### WHAT YOU WILL DO
Transcribe all of the data exactly. Omit the pictures.

==== DATA LINES

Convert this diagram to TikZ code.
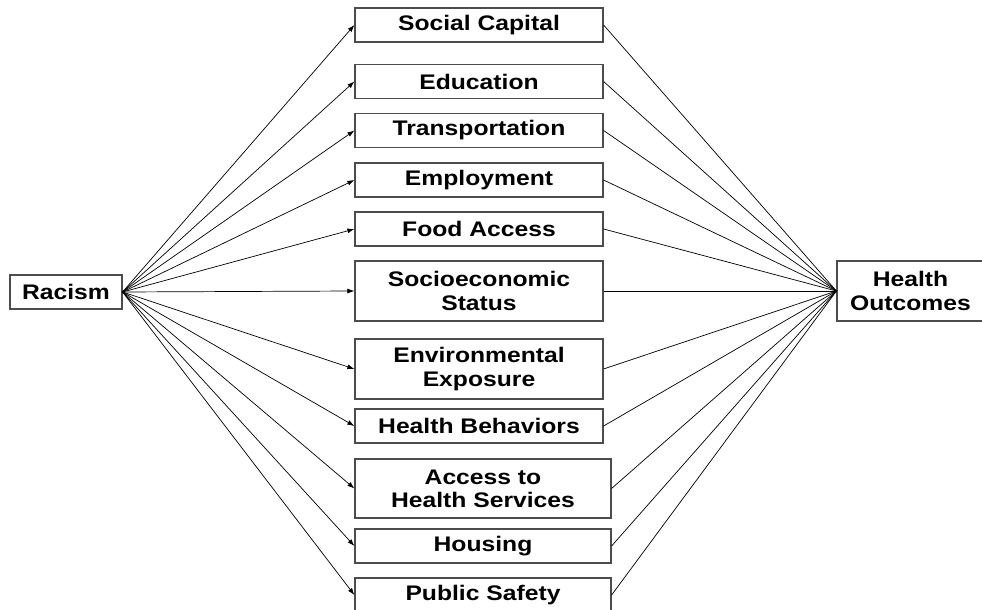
\documentclass[tikz,border=0pt]{standalone}
\usepackage{fontspec}
\setmainfont[FakeStretch=1.17]{Liberation Sans}
\usepackage{tikz}
\usetikzlibrary{arrows.meta,shapes}
\tikzstyle{factor}=[draw=black!70,line width=0.8pt,minimum width=6.2cm,minimum height=0.85cm,inner sep=0pt,align=center,font=\fontsize{15}{16.5}\selectfont\bfseries]
\tikzstyle{wide factor}=[factor,minimum width=6.4cm]
\tikzstyle{tall}=[minimum height=1.5cm]
\tikzstyle{edge} = [draw,line width=0.5pt,-]
\tikzstyle{arrow edge} = [draw,line width=0.5pt,-{Latex[length=5pt,width=3.5pt]}]

\begin{document}
\begin{tikzpicture}[x=0.025cm,y=-0.025cm]
        \useasboundingbox (0,0) rectangle (982,610);
        %\fill[white] (0,0) rectangle (982,610);
        \node[factor,minimum width=2.8cm] (racism) at (66,292) {Racism};
        \node[factor] (social) at (479,25) {Social Capital};
        \node[factor] (edu) at (479,81.5) {Education};
        \node[factor] (transp) at (479,130.5) {Transportation};
        \node[factor] (employ) at (479,180) {Employment};
        \node[factor] (food) at (479,229) {Food Access};
        \node[factor,tall] (ses) at (479,291) {Socioeconomic\\Status};
        \node[factor,tall] (env) at (479,369) {Environmental\\Exposure};
        \node[factor] (behav) at (479,426) {Health Behaviors};
        \node[wide factor,minimum height=1.475cm] (access) at (483,488.5) {Access to\\Health Services};
        \node[wide factor] (housing) at (483,546) {Housing};
        \node[wide factor] (safety) at (483,595) {Public Safety};
        \node[factor,tall,minimum width=3.675cm] (outcomes) at (910.5,291) {Health\\Outcomes};
        \draw[arrow edge] (racism.east) to (social.west);
        \draw[arrow edge] (racism.east) to (edu.west);
        \draw[arrow edge] (racism.east) to (transp.west);
        \draw[arrow edge] (racism.east) to (employ.west);
        \draw[arrow edge] (racism.east) to (food.west);
        \draw[arrow edge] (racism.east) to (ses.west);
        \draw[arrow edge] (racism.east) to (env.west);
        \draw[arrow edge] (racism.east) to (behav.west);
        \draw[arrow edge] (racism.east) to (access.west);
        \draw[arrow edge] (racism.east) to (housing.west);
        \draw[arrow edge] (racism.east) to (safety.west);
        \draw[edge] (social.east) to (outcomes.west);
        \draw[edge] (edu.east) to (outcomes.west);
        \draw[edge] (transp.east) to (outcomes.west);
        \draw[edge] (employ.east) to (outcomes.west);
        \draw[edge] (food.east) to (outcomes.west);
        \draw[edge] (ses.east) to (outcomes.west);
        \draw[edge] (env.east) to (outcomes.west);
        \draw[edge] (behav.east) to (outcomes.west);
        \draw[edge] (access.east) to (outcomes.west);
        \draw[edge] (housing.east) to (outcomes.west);
        \draw[edge] (safety.east) to (outcomes.west);
      \end{tikzpicture}
\end{document}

========

### TASK RESPONSE
Convert this diagram to TikZ code.
\documentclass[tikz,border=0pt]{standalone}
\usepackage{fontspec}
\setmainfont[FakeStretch=1.17]{Liberation Sans}
\usepackage{tikz}
\usetikzlibrary{arrows.meta,shapes}
\tikzstyle{factor}=[draw=black!70,line width=0.8pt,minimum width=6.2cm,minimum height=0.85cm,inner sep=0pt,align=center,font=\fontsize{15}{16.5}\selectfont\bfseries]
\tikzstyle{wide factor}=[factor,minimum width=6.4cm]
\tikzstyle{tall}=[minimum height=1.5cm]
\tikzstyle{edge} = [draw,line width=0.5pt,-]
\tikzstyle{arrow edge} = [draw,line width=0.5pt,-{Latex[length=5pt,width=3.5pt]}]

\begin{document}
\begin{tikzpicture}[x=0.025cm,y=-0.025cm]
        \useasboundingbox (0,0) rectangle (982,610);
        %\fill[white] (0,0) rectangle (982,610);
        \node[factor,minimum width=2.8cm] (racism) at (66,292) {Racism};
        \node[factor] (social) at (479,25) {Social Capital};
        \node[factor] (edu) at (479,81.5) {Education};
        \node[factor] (transp) at (479,130.5) {Transportation};
        \node[factor] (employ) at (479,180) {Employment};
        \node[factor] (food) at (479,229) {Food Access};
        \node[factor,tall] (ses) at (479,291) {Socioeconomic\\Status};
        \node[factor,tall] (env) at (479,369) {Environmental\\Exposure};
        \node[factor] (behav) at (479,426) {Health Behaviors};
        \node[wide factor,minimum height=1.475cm] (access) at (483,488.5) {Access to\\Health Services};
        \node[wide factor] (housing) at (483,546) {Housing};
        \node[wide factor] (safety) at (483,595) {Public Safety};
        \node[factor,tall,minimum width=3.675cm] (outcomes) at (910.5,291) {Health\\Outcomes};
        \draw[arrow edge] (racism.east) to (social.west);
        \draw[arrow edge] (racism.east) to (edu.west);
        \draw[arrow edge] (racism.east) to (transp.west);
        \draw[arrow edge] (racism.east) to (employ.west);
        \draw[arrow edge] (racism.east) to (food.west);
        \draw[arrow edge] (racism.east) to (ses.west);
        \draw[arrow edge] (racism.east) to (env.west);
        \draw[arrow edge] (racism.east) to (behav.west);
        \draw[arrow edge] (racism.east) to (access.west);
        \draw[arrow edge] (racism.east) to (housing.west);
        \draw[arrow edge] (racism.east) to (safety.west);
        \draw[edge] (social.east) to (outcomes.west);
        \draw[edge] (edu.east) to (outcomes.west);
        \draw[edge] (transp.east) to (outcomes.west);
        \draw[edge] (employ.east) to (outcomes.west);
        \draw[edge] (food.east) to (outcomes.west);
        \draw[edge] (ses.east) to (outcomes.west);
        \draw[edge] (env.east) to (outcomes.west);
        \draw[edge] (behav.east) to (outcomes.west);
        \draw[edge] (access.east) to (outcomes.west);
        \draw[edge] (housing.east) to (outcomes.west);
        \draw[edge] (safety.east) to (outcomes.west);
      \end{tikzpicture}
\end{document}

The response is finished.